Il fit, dans un langage grandiose, l’historique des dernières luttes de nos pères pour conserver le Canada à la France, et de leurs sacrifices ensuite pour la conquête de la liberté et pour la conservation de leur langue, et termina par la péroraison suivante :

« Rappelez-vous que l’histoire du Canada est en grande partie l’histoire de la France. Rappelez-vous que, dans l’histoire de la France, il y a toujours à apprendre. Les événements, qui se sont passés en France après la séparation du Canada, nous ont appris tout ce qu’il y a de vérité dans la célèbre parole de Bossuet : l’homme s’agite, Dieu le mène. Les événements qui se sont passés en France depuis la séparation du Canada nous ont appris tout ce qu’il y a d’inanité dans les projets des conquérants, les constitutions des législateurs, les conceptions des hommes d’État, ces événements nous ont aussi appris — avec une intensité que l’on n’avait peut-être éprouvée à aucune autre époque de l’histoire — qu’à chaque heure, chaque minute de notre vie, il y a toujours un devoir à accomplir, et qu’après tout, être fidèle au devoir de l’heure présente, c’est toujours la préparation la plus sûre de l’heure future. L’avenir est à Dieu seul. C’est dans cette pensée que moi, fils de la France monarchique, j’offre au ciel mes vœux les plus ardents pour la France républicaine. Puisse-t-elle se développer avec sécurité dans la voie de la liberté et du progrès !

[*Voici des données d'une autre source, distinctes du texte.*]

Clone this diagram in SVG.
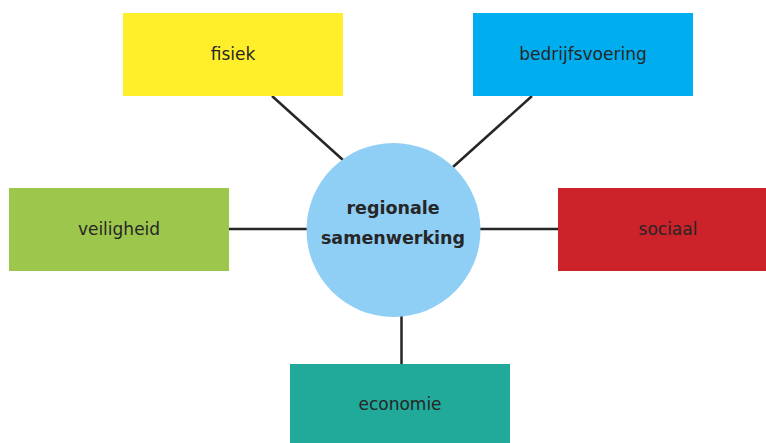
<svg xmlns="http://www.w3.org/2000/svg" width="766" height="443" viewBox="0 0 766 443">
<style>
.lbl{font-family:"DejaVu Sans",Verdana,sans-serif;font-size:17px;fill:#262626;text-anchor:middle}
.ctr{font-family:"DejaVu Sans",Verdana,sans-serif;font-size:17.5px;font-weight:bold;fill:#262626;text-anchor:middle}
.conn{stroke:#262626;stroke-width:2.5;fill:none}
</style>
<rect width="766" height="443" fill="#ffffff"/>
<g id="connectors">
<line class="conn" x1="272" y1="96" x2="343" y2="160"/>
<line class="conn" x1="532" y1="96" x2="453" y2="167"/>
<line class="conn" x1="229" y1="229" x2="308" y2="229"/>
<line class="conn" x1="479" y1="229" x2="558" y2="229"/>
<line class="conn" x1="401.5" y1="316" x2="401.5" y2="364"/>
</g>
<g id="center">
<circle cx="393.5" cy="230" r="87" fill="#8FCFF5"/>
<text class="ctr" x="393" y="214">regionale</text>
<text class="ctr" x="393" y="244">samenwerking</text>
</g>
<g id="fisiek">
<rect x="123" y="13" width="220" height="83" fill="#FFEF2A"/>
<text class="lbl" x="233" y="60">fisiek</text>
</g>
<g id="bedrijfsvoering">
<rect x="473" y="13" width="220" height="83" fill="#00AEEF"/>
<text class="lbl" x="583" y="60">bedrijfsvoering</text>
</g>
<g id="veiligheid">
<rect x="9" y="188" width="220" height="83" fill="#9DC64C"/>
<text class="lbl" x="119" y="235">veiligheid</text>
</g>
<g id="sociaal">
<rect x="558" y="188" width="220" height="83" fill="#CC2229"/>
<text class="lbl" x="668" y="235">sociaal</text>
</g>
<g id="economie">
<rect x="290" y="364" width="220" height="83" fill="#21A99A"/>
<text class="lbl" x="400" y="410">economie</text>
</g>
</svg>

« Messieurs, je n’ai plus que quelques jours à passer sur cette terre de France, qui fut la patrie de mes aïeux. Quand je m’éloignerai de ses rives bénies, quand, monté sur le navire qui m’emportera, je verrai graduellement les côtes s’effacer et disparaître à l’horizon, c’est de toute mon âme, c’est du plus profond de mon cœur que je dirai et que je répéterai : Dieu protège la France ! »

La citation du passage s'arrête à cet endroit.